Home sales remain lower YoY (-2.43%) for the seventh straight month, tumbling to a 6.02mm SAAR (after hitting the highest in a year in January). Notably, as the chart below shows, Existing home sales surge in January was an outlier compared to new- and pending-sales, so perhaps this is payback…
This is a six-month low for existing home sales… and it will likely get worse as these are deals that were likely set in December when mortgage rates were significantly lower…
The median existing-home price for all housing types in February was $357,300, up 15.0% from February 2021 ($310,600), as prices grew in each region.
This marks 120 consecutive months of year-over-year increases, the longest-running streak on record.
“Housing affordability continues to be a major challenge, as buyers are getting a double whammy: rising mortgage rates and sustained price increases,” said Lawrence Yun, NAR’s chief economist.
“Some who had previously qualified at a 3% mortgage rate are no longer able to buy at the 4% rate.
Even the NAR is rubbishing the Government’s CPI data…
“Monthly payments have risen by 28% from one year ago – which interestingly is not a part of the consumer price index – and the market remains swift with multiple offers still being recorded on most properties.”
The most expensive homes are seeing the biggest increases in sales while lower-priced home-sales are crashing…
Yun is full of hope however, expecting prices to adjust (lower) to improve affordability…
“The sharp jump in mortgage rates and increasing inflation is taking a heavy toll on consumers’ savings,” he said. “However, I expect the pace of price appreciation to slow as demand cools and as supply improves somewhat due to more home construction.”
The slide in sales reflects a market still constrained by a lack of inventory. At the current pace it would take 1.7 months to sell all the homes on the market, close to a record low.
First-time buyers accounted for 29% of sales last month, down from 31% a year earlier.
Existing home sales fell in every geographical region with the Northeast worst:
- Existing-home sales in the Northeast slipped 11.5% in February, registering an annual rate of 690,000, a 12.7% drop from February 2021. The median price in the Northeast was $383,700, up 7.1% from one year ago.

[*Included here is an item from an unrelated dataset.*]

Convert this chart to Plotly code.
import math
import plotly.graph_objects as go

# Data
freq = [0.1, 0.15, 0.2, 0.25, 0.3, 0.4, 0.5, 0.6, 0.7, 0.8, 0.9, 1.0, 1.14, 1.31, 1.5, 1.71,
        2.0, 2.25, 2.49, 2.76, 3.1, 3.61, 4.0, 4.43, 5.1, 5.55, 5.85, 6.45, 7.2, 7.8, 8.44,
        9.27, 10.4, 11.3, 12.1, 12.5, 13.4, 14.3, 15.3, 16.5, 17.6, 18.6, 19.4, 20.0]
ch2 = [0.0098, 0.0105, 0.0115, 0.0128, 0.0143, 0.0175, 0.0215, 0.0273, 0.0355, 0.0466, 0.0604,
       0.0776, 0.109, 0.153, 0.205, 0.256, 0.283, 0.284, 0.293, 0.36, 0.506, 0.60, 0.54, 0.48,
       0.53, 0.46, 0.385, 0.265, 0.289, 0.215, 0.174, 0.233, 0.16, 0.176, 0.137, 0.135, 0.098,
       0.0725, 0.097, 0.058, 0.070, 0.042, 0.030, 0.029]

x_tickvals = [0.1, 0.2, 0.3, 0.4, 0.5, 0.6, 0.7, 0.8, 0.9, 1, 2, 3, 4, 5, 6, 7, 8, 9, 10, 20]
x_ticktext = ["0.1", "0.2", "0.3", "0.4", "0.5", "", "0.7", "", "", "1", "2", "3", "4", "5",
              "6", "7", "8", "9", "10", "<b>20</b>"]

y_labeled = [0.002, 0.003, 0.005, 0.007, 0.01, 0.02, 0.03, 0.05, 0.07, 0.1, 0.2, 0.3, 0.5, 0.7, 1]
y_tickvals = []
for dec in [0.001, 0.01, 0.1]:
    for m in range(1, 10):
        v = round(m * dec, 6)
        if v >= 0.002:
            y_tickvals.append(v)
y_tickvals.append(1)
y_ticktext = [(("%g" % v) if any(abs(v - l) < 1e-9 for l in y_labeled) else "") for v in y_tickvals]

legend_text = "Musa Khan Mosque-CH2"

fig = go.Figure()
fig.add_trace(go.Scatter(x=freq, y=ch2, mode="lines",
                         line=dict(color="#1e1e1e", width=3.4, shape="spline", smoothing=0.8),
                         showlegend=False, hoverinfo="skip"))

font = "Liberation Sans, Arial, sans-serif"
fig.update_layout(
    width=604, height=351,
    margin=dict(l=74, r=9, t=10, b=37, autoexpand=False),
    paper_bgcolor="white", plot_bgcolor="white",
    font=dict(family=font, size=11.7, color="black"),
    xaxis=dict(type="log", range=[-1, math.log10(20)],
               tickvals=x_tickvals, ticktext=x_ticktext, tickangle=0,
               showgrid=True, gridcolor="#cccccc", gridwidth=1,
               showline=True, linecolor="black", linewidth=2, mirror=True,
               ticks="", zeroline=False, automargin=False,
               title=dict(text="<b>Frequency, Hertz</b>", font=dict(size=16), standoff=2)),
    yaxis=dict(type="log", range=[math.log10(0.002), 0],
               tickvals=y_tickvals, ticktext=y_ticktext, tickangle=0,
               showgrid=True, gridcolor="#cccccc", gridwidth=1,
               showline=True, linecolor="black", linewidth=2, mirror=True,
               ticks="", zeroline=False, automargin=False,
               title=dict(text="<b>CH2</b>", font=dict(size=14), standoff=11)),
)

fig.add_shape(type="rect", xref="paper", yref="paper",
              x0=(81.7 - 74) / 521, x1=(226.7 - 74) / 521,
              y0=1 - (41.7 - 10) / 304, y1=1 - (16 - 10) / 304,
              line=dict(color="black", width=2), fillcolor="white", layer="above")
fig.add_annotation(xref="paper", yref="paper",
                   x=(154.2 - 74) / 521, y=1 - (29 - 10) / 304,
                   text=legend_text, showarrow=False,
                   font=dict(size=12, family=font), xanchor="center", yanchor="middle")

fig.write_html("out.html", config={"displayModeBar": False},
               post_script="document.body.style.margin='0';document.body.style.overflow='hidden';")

- Existing-home sales in the Midwest sagged 11.3% from the prior month to an annual rate of 1,330,000 in February, a 1.5% decrease from February 2021. The median price in the Midwest was $248,900, a 7.5% climb from February 2021.
- Existing-home sales in the South fell 5.1% in February from the prior month, posting an annual rate of 2,790,000, an increase of 3.0% from one year ago. The median price in the South was $318,800, an 18.1% jump from one year prior. For the sixth straight month, the South experienced the highest pace of price appreciation compared to the other regions.
- Existing-home sales in the West slid 4.7% from the previous month, reporting an annual rate of 1,210,000 in February, down 8.3% from one year ago. The median price in the West was $512,600, up 7.1% from February 2021.
And NAR has a message for you…
“For the past couple of years, buyers have had to contend with a market of high demand, low inventory and a mix of uncertainties with COVID-19 protocols,” said NAR President Leslie Rouda Smith, a Realtor® from Plano, Texas, and a broker associate at Dave Perry-Miller Real Estate in Dallas.
“Consumers are presently challenged with higher mortgage rates, so now, more than ever, interested buyers need the trusted expertise of Realtors® in order to navigate this current market.”